Remember That Time John Mellencamp Co-Wrote a Song for John Prine

John Mellencamp is something of an American hero.

Videos by American Songwriter

Despite his fame, his accomplishments in music and acting, his knack for very distinct portrait paintings, and more, Mellencamp is often looking out for the little guy. Mellencamp co-founded Farm Aid and is constantly speaking out about workers’ rights and the marginalization of minorities in the United States. He writes songs about real people and the heartland.

But did you know he’s also helped to write a song for one of the greatest songwriters of all time? That’s right, Mellencamp helped pen a popular tune by John Prine that also features Bruce Springsteen on backup vocals.

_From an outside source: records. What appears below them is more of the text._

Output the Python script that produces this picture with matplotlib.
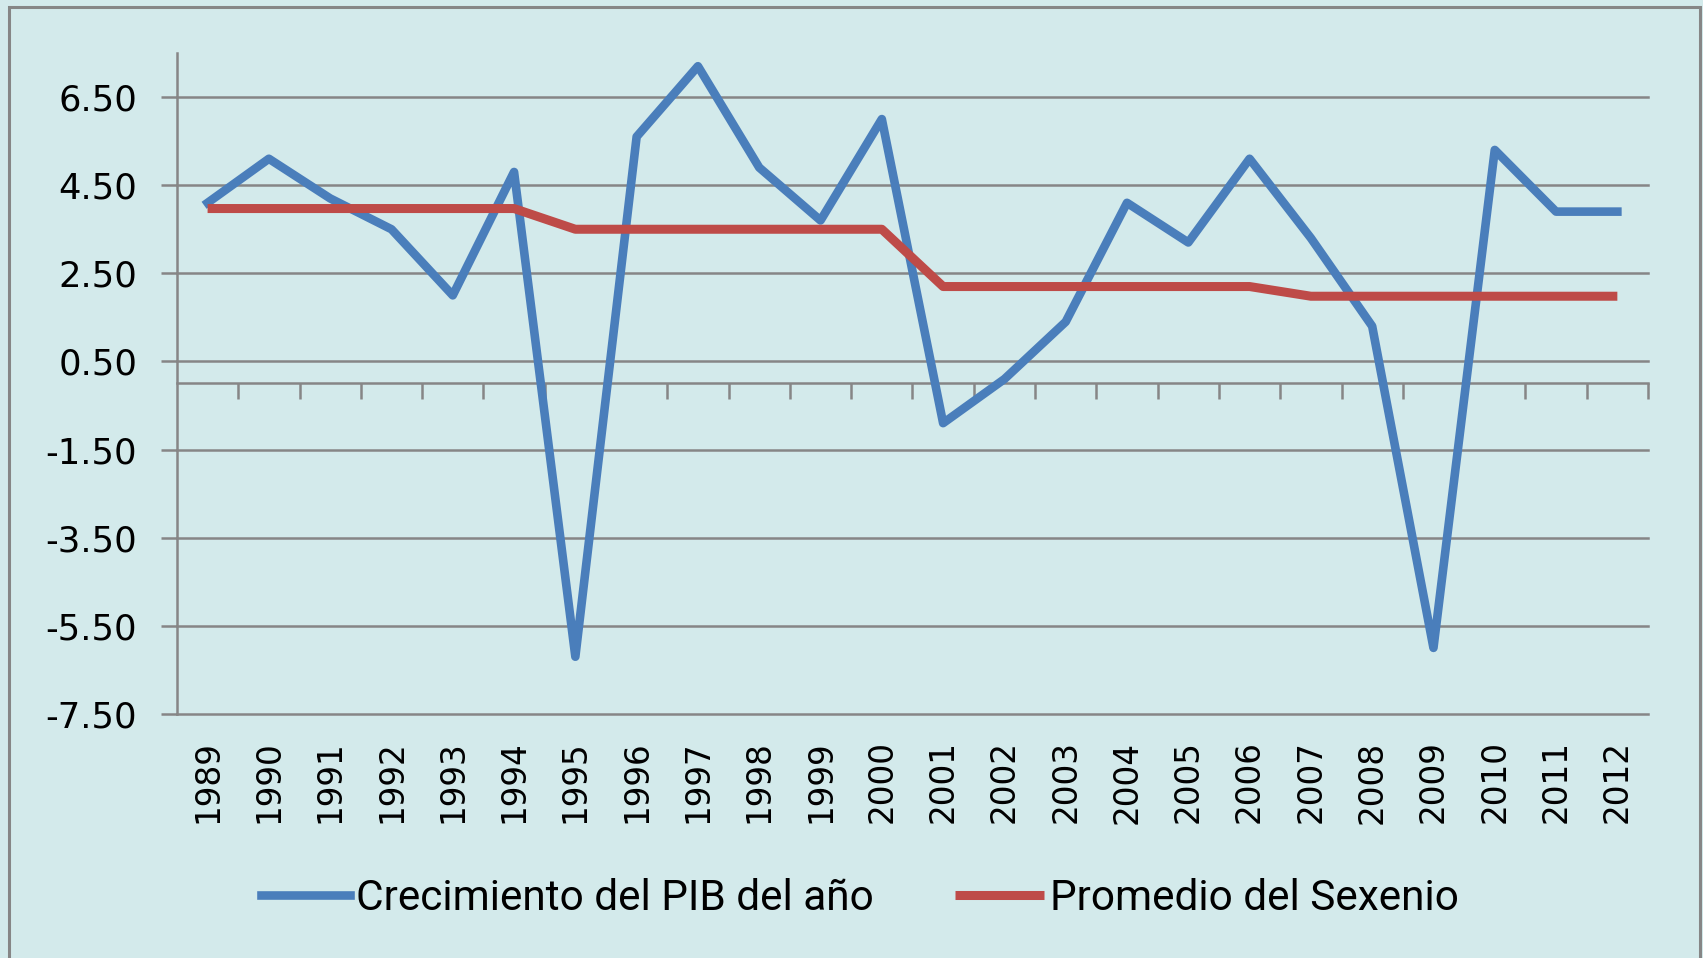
import numpy as np
import matplotlib
matplotlib.use("Agg")
import matplotlib.pyplot as plt
from matplotlib.patches import Rectangle

# Data
years = [str(y) for y in range(1989, 2013)]
pib_growth = [4.1, 5.1, 4.2, 3.5, 2.0, 4.8, -6.2, 5.6, 7.2, 4.9, 3.7, 6.0,
              -0.9, 0.1, 1.4, 4.1, 3.2, 5.1, 3.3, 1.3, -6.0, 5.3, 3.9, 3.9]
sexenio_avg = [3.97, 3.97, 3.97, 3.97, 3.97, 3.97, 3.5, 3.5, 3.5, 3.5, 3.5, 3.5,
               2.2, 2.2, 2.2, 2.2, 2.2, 2.2, 1.98, 1.98, 1.98, 1.98, 1.98, 1.98]
y_ticks = [-7.5, -5.5, -3.5, -1.5, 0.5, 2.5, 4.5, 6.5]

bg = "#d3eaeb"
grey = "#868686"
blue = "#4a7ebb"
red = "#be4b48"

fig = plt.figure(figsize=(17.03, 9.58), dpi=100, facecolor=bg)
ax = fig.add_axes([0.1039, 0.2547, 0.8638, 0.69])
ax.set_facecolor(bg)

x = np.arange(len(years))
ax.plot(x, pib_growth, color=blue, lw=6.2, label="Crecimiento del PIB del año",
        solid_joinstyle="round", zorder=3)
ax.plot(x, sexenio_avg, color=red, lw=6.5, label="Promedio del Sexenio",
        solid_capstyle="butt", zorder=4)

ax.set_xlim(-0.5, len(years) - 0.5)
ax.set_ylim(-7.5, 7.5)
ax.set_yticks(y_ticks)
ax.set_yticklabels([f"{v:.2f}" for v in y_ticks])
ax.yaxis.grid(True, color=grey, lw=1.8)
for gl in ax.yaxis.get_gridlines():
    gl.set_clip_on(False)
ax.set_axisbelow(True)

for s in ["top", "right"]:
    ax.spines[s].set_visible(False)
ax.spines["left"].set_color(grey)
ax.spines["left"].set_linewidth(1.8)
ax.spines["bottom"].set_position(("data", 0))
ax.spines["bottom"].set_color(grey)
ax.spines["bottom"].set_linewidth(1.8)

# category boundary ticks on the zero axis
ax.set_xticks(np.arange(0.5, len(years), 1))
ax.set_xticklabels([])
ax.tick_params(axis="x", direction="out", length=11.5, width=1.8, color=grey)
ax.tick_params(axis="y", direction="out", length=11.5, width=1.8, color=grey,
               pad=17, labelsize=25.5, labelcolor="black")

# year labels along the bottom
sec = ax.secondary_xaxis(0)
sec.set_xticks(x)
sec.set_xticklabels(years, rotation=90, fontsize=23.5, va="top")
sec.tick_params(length=0, pad=19)
sec.spines["bottom"].set_visible(False)

# outer chart border
fig.patches.append(Rectangle((9 / 1703, -0.1), 1691 / 1703, 1.0927, transform=fig.transFigure,
                             fill=False, edgecolor=grey, lw=2.2, zorder=0))

leg = fig.legend(loc="center", bbox_to_anchor=(0.505, 0.0625), ncol=2, frameon=False,
                 handlelength=2.1, handletextpad=0.15, columnspacing=1.9,
                 prop={"family": ["Roboto", "DejaVu Sans"], "size": 30.5})

fig.savefig("out.png", dpi=100, facecolor=bg)
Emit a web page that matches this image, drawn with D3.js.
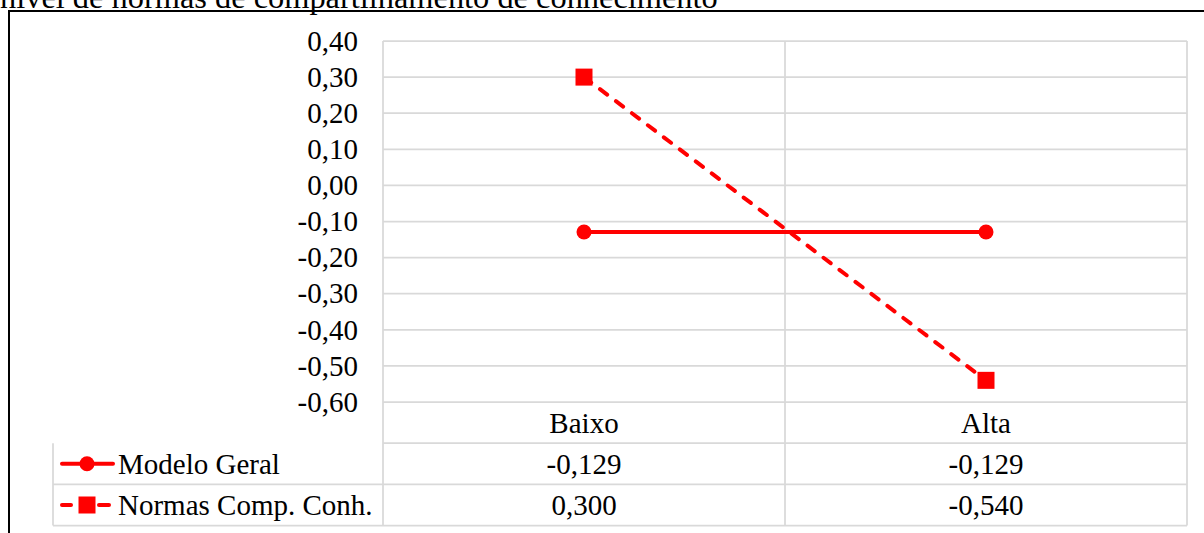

Mellencamp, who recently released his latest LP, Strictly A One-Eyed Jack, in early 2021, talked to American Songwriter about his work, saying, “I’m just a conduit for whatever message is being sent to me.”

He added, “You have to be open to the gods or whatever it is that sends songwriters songs. I did not sit down and think, ‘I want to write a song called, ‘I Always Lie To Strangers,’ but I was sitting there and all of a sudden there was a voice in my head that said, ‘John you should write these words down.’”

Check out the article HERE and read below for the story behind his collaboration with Prine and Springsteen.

“Take a Look at My Heart,” John Prine (featuring Bruce Springsteen)

Written by John Prine and John Mellencamp

The eighth song from Prine’s 10th studio album, The Missing Years (1991), “Take a Look at My Heart” is a collaboration among giants. The song was also a major reason why Prine’s LP won the Grammy Award for Best Contemporary Folk Album. The song has a distinct country-rock feel with heartland production, multiple singing voices, and lyrics about vulnerability and the human condition. There is a storytelling feel to the lyrics and the song, itself, has a slight ’80s feel, despite being released in the early ’90s. Prine, singing nasally and sounding a bit like a mid-career Bob Dylan, shines on the song, and knowing Mellencamp and Springsteen, on backing vocals, had their hands in the track makes it that much more impactful.

It should be hanging in the Smithsonian.